When systems mirror how an organization actually operates, compliance becomes easier and growth becomes sustainable rather than reactive.



From Reactive Fixes to Sustainable Operations

Even when organizations know what they need, implementation can be difficult. Lean staffing, limited capacity, and “we’ve always done it this way” mindsets often stand in the way. Many systems are built around urgency rather than strategy, and teams are often juggling too many tools that are not fully utilized.


Progress does not require starting from scratch. Organizations make the most progress when they document existing processes first, prioritize high-risk and high-volume workflows, clarify roles across program, finance, and leadership, and fully leverage current systems before adding new tools. Internal controls should support teams rather than slow them down, and processes should be practical, right-sized, and repeatable.


When systems support people instead of overwhelming them, consistency follows.

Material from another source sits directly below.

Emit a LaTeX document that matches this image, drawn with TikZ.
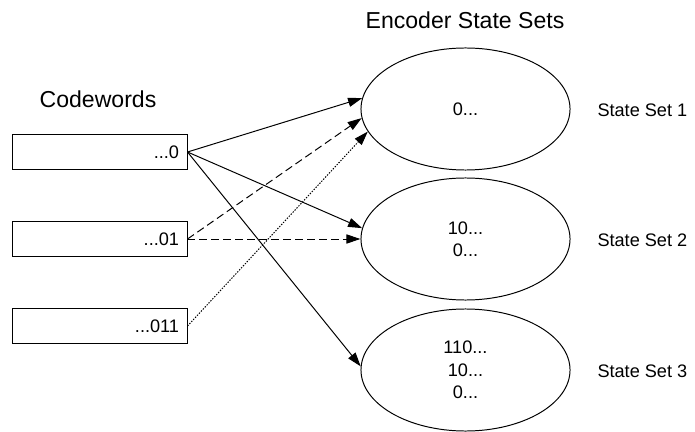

Grant Management Is No Longer Optional Strategy

AI is beginning to influence grants management, but it works best as an enhancement rather than a replacement for strong foundations. It can support drafting grant narratives and policies, summarizing program and financial data, assisting with forecasting, and reducing administrative burden. At the same time, organizations must remain cautious around data security, compliance interpretation, and internal controls.


Whether an organization is building entrepreneurial pipelines, sustaining essential services in uncertain times, or managing multiple partners across funding streams, one truth remains clear.


Grant management is no longer just an administrative function. It is a strategic capability.

Organizations that invest in intentional system design, documented processes, and audit-ready operations position themselves to scale, adapt, and continue connecting people to funding, resources, and opportunity, even with lean teams.